KA: But what is up with Georgetown and all these fires? And what happened to Reverie? (For context, the restaurant my husband works in is in Georgetown and was closed for many months due to a fire, and the same has happened to several others in this small neighborhood).

JS: The day that we got the call was August 11th. I left the restaurant and we had a freak electrical fire. It was nothing we had done. I’m still very much f-ed up from that experience. I got there the morning after at 4.30am, and the restaurant was gone, destroyed in a matter of four hours. I lost everything. An outlet in our dishpit sparked and took out the entire restaurant.
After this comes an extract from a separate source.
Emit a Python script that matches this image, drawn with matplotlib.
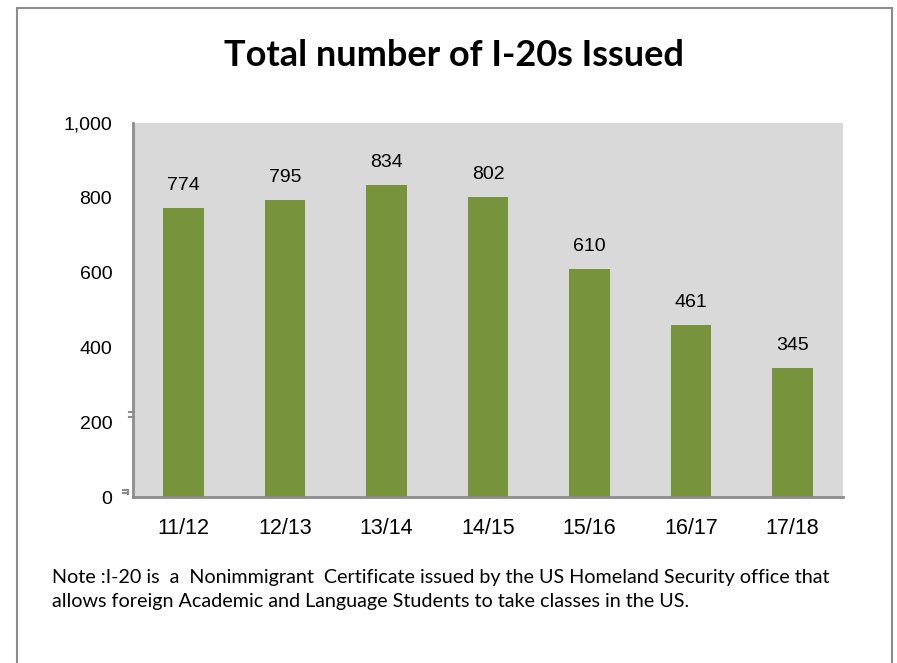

We got a star in May that year. I finally thought I would be able to pay myself and pay back some of my investors. I didn’t pay myself during Covid. There was never a moment I had any room to breathe. And yes, this is the third recent fire in Georgetown.
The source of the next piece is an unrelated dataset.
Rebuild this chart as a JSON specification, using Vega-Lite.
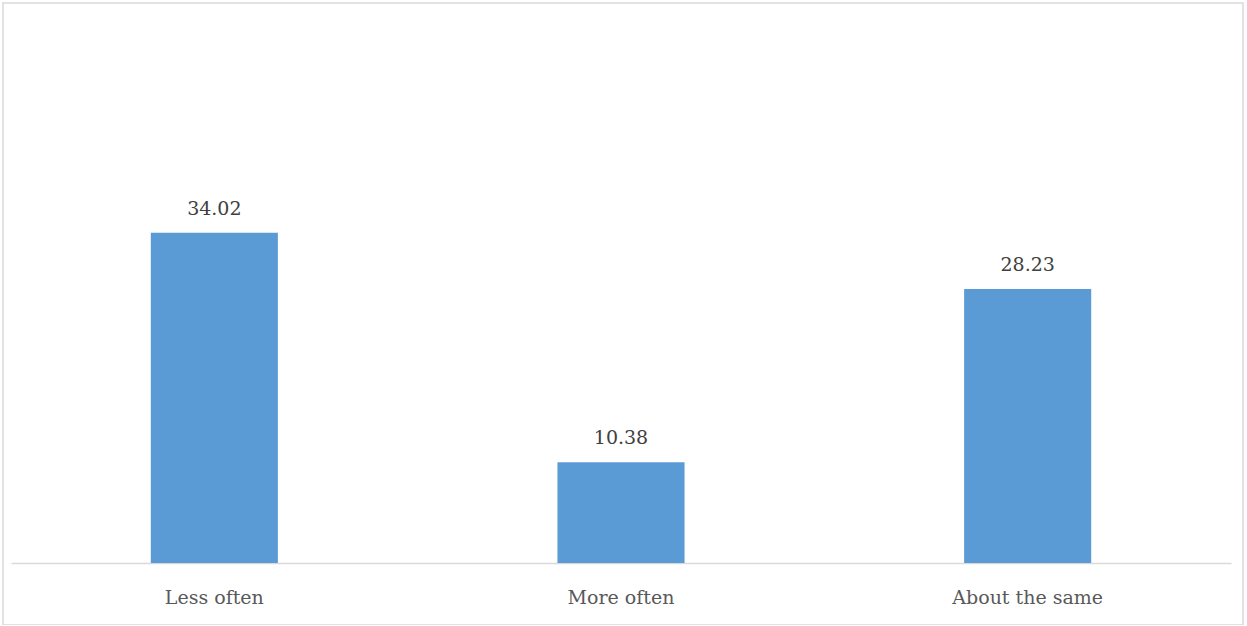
{
  "$schema": "https://vega.github.io/schema/vega-lite/v6.json",
  "autosize": {"type": "none"},
  "padding": {"left": 3, "top": 3, "right": 4, "bottom": 0},
  "width": 1240,
  "height": 622,
  "background": "white",
  "config": {
    "view": {"stroke": "#d9d9d9", "strokeWidth": 1.5},
    "font": "DejaVu Serif"
  },
  "data": {
    "values": [
      {"category": "Less often", "value": 34.02},
      {"category": "More often", "value": 10.38},
      {"category": "About the same", "value": 28.23}
    ]
  },
  "encoding": {
    "x": {
      "field": "category",
      "type": "nominal",
      "sort": null,
      "scale": {"range": [8, 1228], "paddingInner": 0.6875, "paddingOuter": 0.34375},
      "axis": {
        "title": null,
        "labelAngle": 0,
        "ticks": false,
        "offset": -62,
        "domainColor": "#d9d9d9",
        "domainWidth": 1.5,
        "labelFont": "DejaVu Serif",
        "labelFontSize": 19,
        "labelColor": "#595959",
        "labelPadding": 25
      }
    },
    "y": {
      "field": "value",
      "type": "quantitative",
      "scale": {"domain": [0, 57.7], "range": [560, 0]},
      "axis": null
    }
  },
  "layer": [
    {"mark": {"type": "bar", "color": "#5b9bd5"}},
    {
      "mark": {
        "type": "text",
        "baseline": "alphabetic",
        "dy": -18,
        "font": "DejaVu Serif",
        "fontSize": 19,
        "color": "#404040"
      },
      "encoding": {"text": {"field": "value", "type": "quantitative", "format": ".2f"}}
    }
  ]
}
I gave myself a day to mourn and then was like well, I have a family, a staff, I can’t just give up. This is my only thing. I don’t think I ever tried walking away from it. I think some people were surprised that I came back and came back in the same space. But there was never a moment I thought I’m not going to rebuild it.

The day after the fire, I already sketched out Minibar residency and Reverie on the Road dinners all over the world. We had to keep moving. If I lose the momentum I’ll never start back up again.
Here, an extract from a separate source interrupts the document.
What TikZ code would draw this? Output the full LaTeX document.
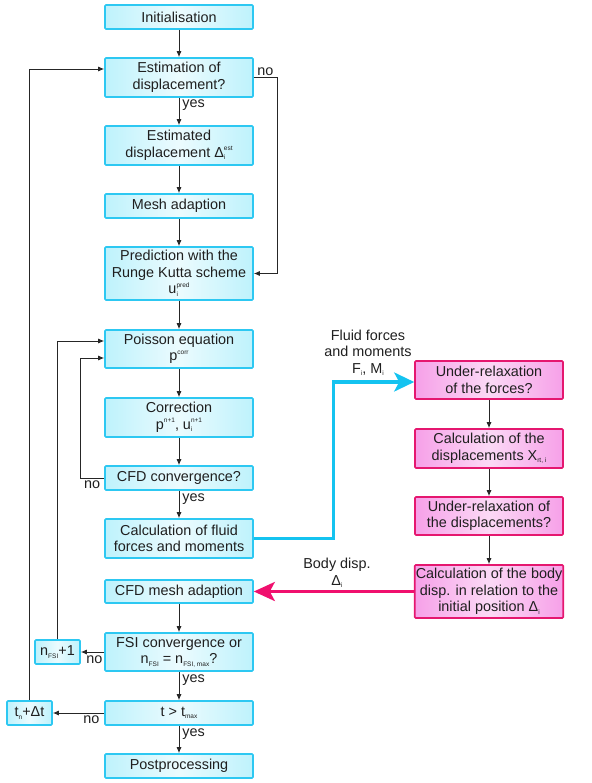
\documentclass[tikz,border=0pt]{standalone}
\usepackage{fontspec}
\setmainfont{Liberation Sans}
\usetikzlibrary{arrows.meta}

\definecolor{cyanline}{RGB}{45,200,242}
\definecolor{cyanfill}{RGB}{190,242,252}
\definecolor{pinkline}{RGB}{229,23,111}
\definecolor{pinkfill}{RGB}{246,160,232}
\definecolor{cyanflow}{RGB}{20,195,240}
\definecolor{pinkflow}{RGB}{240,16,110}

\newcommand{\subx}[1]{\raisebox{-2.5pt}{\fontsize{6.5}{6.5}\selectfont #1}}
\newcommand{\supx}[1]{\raisebox{6.5pt}{\fontsize{6.5}{6.5}\selectfont #1}}
\newcommand{\subsupx}[2]{\rlap{\subx{#1}}\supx{#2}}

\begin{document}
\begin{tikzpicture}[x=1pt, y=-1pt,
  every node/.style={font=\fontsize{14.4}{16.5}\selectfont, text=black!88, align=center},
  box/.style={draw=cyanline, line width=1.6pt, rounded corners=1pt, left color=cyanfill, right color=cyanfill, middle color=cyanfill!30, minimum width=148pt, minimum height=24pt, inner xsep=1pt, inner ysep=2pt},
  pbox/.style={box, draw=pinkline, left color=pinkfill, right color=pinkfill, middle color=pinkfill!40},
  lbl/.style={inner sep=1pt},
  arr/.style={draw=black!85, line width=0.9pt, -{Latex[length=6pt,width=5pt]}},
  cyanarr/.style={draw=cyanflow, line width=3.2pt, -{Stealth[length=20pt,width=19pt,inset=5pt]}},
  pinkarr/.style={draw=pinkflow, line width=3.2pt, -{Stealth[length=21pt,width=19pt,inset=5pt]}}]
\useasboundingbox (0,0) rectangle (591,783);
% main column
\node[box] (M1) at (179,17) {Initialisation};
\node[box, minimum height=39pt] (M2) at (179,77.5) {Estimation of\\displacement?};
\node[box, minimum height=39pt] (M3) at (179,145.5) {Estimated\\displacement Δ\subsupx{i}{est}};
\node[box] (M4) at (179,206) {Mesh adaption};
\node[box, minimum height=53pt] (M5) at (179,273.5) {Prediction with the\\Runge Kutta scheme\\u\subsupx{i}{pred}};
\node[box, minimum height=38pt] (M6) at (179,349) {Poisson equation\\p\supx{corr}};
\node[box, minimum height=39pt] (M7) at (179,417.5) {Correction\\p\supx{n+1}, u\subsupx{i}{n+1}};
\node[box] (M8) at (179,478) {CFD convergence?};
\node[box, minimum height=39pt] (M9) at (179,538.5) {Calculation of fluid\\forces and moments};
\node[box, minimum height=23pt] (M10) at (179,591.5) {CFD mesh adaption};
\node[box, minimum height=38pt] (M11) at (179,652) {FSI convergence or\\n\subx{FSI} = n\subx{FSI, max}?};
\node[box] (M12) at (179,713) {t > t\subx{max}};
\node[box] (M13) at (179,766) {Postprocessing};
% counters
\node[box, minimum width=45pt] (L1) at (57.5,652) {n\subx{FSI}+1};
\node[box, minimum width=45pt] (L2) at (29.5,713) {t\subx{n}+Δt};
% structure solver
\node[pbox, minimum height=38pt] (R1) at (489,380) {Under-relaxation\\of the forces?};
\node[pbox, minimum height=39pt] (R2) at (489,448.5) {Calculation of the\\displacements X\subx{rt, i}};
\node[pbox, minimum height=38pt] (R3) at (489,516) {Under-relaxation of\\the displacements?};
\node[pbox, minimum height=53pt] (R4) at (489,591.5) {Calculation of the body\\disp. in relation to the\\initial position Δ\subx{i}};
\node[lbl] (FM) at (368,353) {Fluid forces\\and moments\\F\subx{i}, M\subx{i}};
\node[lbl] (BD) at (337,573) {Body disp.\\Δ\subx{i}};

\draw[arr] (M1) -- (M2);
\draw[arr] (M2) -- node[lbl, pos=0, anchor=north west, xshift=2pt, yshift=-1pt] {yes} (M3);
\draw[arr] (M3) -- (M4);
\draw[arr] (M4) -- (M5);
\draw[arr] (M5) -- (M6);
\draw[arr] (M6) -- (M7);
\draw[arr] (M7) -- (M8);
\draw[arr] (M8) -- node[lbl, pos=0, anchor=north west, xshift=2pt, yshift=-1pt] {yes} (M9);
\draw[arr] (M10) -- (M11);
\draw[arr] (M11) -- node[lbl, pos=0, anchor=north west, xshift=2pt, yshift=-1pt] {yes} (M12);
\draw[arr] (M12) -- node[lbl, pos=0, anchor=north west, xshift=2pt, yshift=-1pt] {yes} (M13);
\draw[arr] (M2.east) -- node[lbl, pos=0, anchor=south west, xshift=2pt] {no} ++(24,0) |- (M5.east);
\draw[arr] (M8.west) -- node[lbl, below, yshift=-1pt] {no} ++(-24,0) |- ([yshift=-9pt]M6.west);
\draw[arr] (M11.west) -- node[lbl, below, xshift=2pt, yshift=-2pt] {no} (L1.east);
\draw[arr] (L1.north) |- ([yshift=8pt]M6.west);
\draw[arr] (M12.west) -- node[lbl, pos=0.25, below, yshift=-1pt] {no} (L2.east);
\draw[arr] (L2.north) |- ([yshift=8.5pt]M2.west);
\draw[arr] (R1) -- (R2);
\draw[arr] (R2) -- (R3);
\draw[arr] (R3) -- (R4);
\draw[cyanarr] (M9.east) -- ++(80,0) |- ([yshift=-2pt]R1.west);
\draw[pinkarr] (R4.west) -- (M10.east);
\end{tikzpicture}
\end{document}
A scallop dish at Reverie.

A scallop dish at Reverie

KA: How does Reverie 2.0 differ from the original Reverie in terms of the food? Have any of the dishes remained?

JS: Well there’s no more burger on the menu, we are 100% seafood. My style of cooking has always veered towards the ocean. We decided when reopening that we were going to be all seafood, no more duck supplements. We still have dairy and eggs but now we have cycled out all beef and pork gelatin.

We have also moved in a direction of being more refined. Our food is much more focused than it was before. The only thing that survived the fire was our Carolina Gold rice dish. We always had rice in some form or another on the menu. Porridge with egg yolk fudge with a rotating seafood ingredient. It’s a very comforting dish. It’s not meant to be a modernist take on congee or risotto. And also a dish where we take a young coconut, saw the top off, reserve the water, fill it with koshihikari rice, seal it back up and roast it in fire until the rice is cooked. It’s smoky and sweet, caramelized from the coconut and served with a marshmallow made with curry leaf.

KA: Other than those rice dishes, it’s a completely different menu.

JS: We use the same ingredients. Mackerel and lobster, and we just got some spiny lobster in. We bob and weave with whatever the ocean gives us. You can tell that it comes from the same place but we cleaned it up. The kitchen still delivers all the food. We never really had FOH service, but now we have a front of house team that truly focuses on the guest experience. That’s what we were missing before. I loved that version of the restaurant, but I wanted more. We were spread really thin. Food is the easiest part of what we do.

I go through moments where I want to tear the whole restaurant apart and start anew. Even from when you came in a couple weeks ago, we’ve already changed a lot of stuff. I get frustrated with nobody else other than myself. I feel like we’re in a good place, creatively pushing to present new ingredients, and have fun. We change so much more frequently now. If I’m not having fun, there’s no sense in doing this.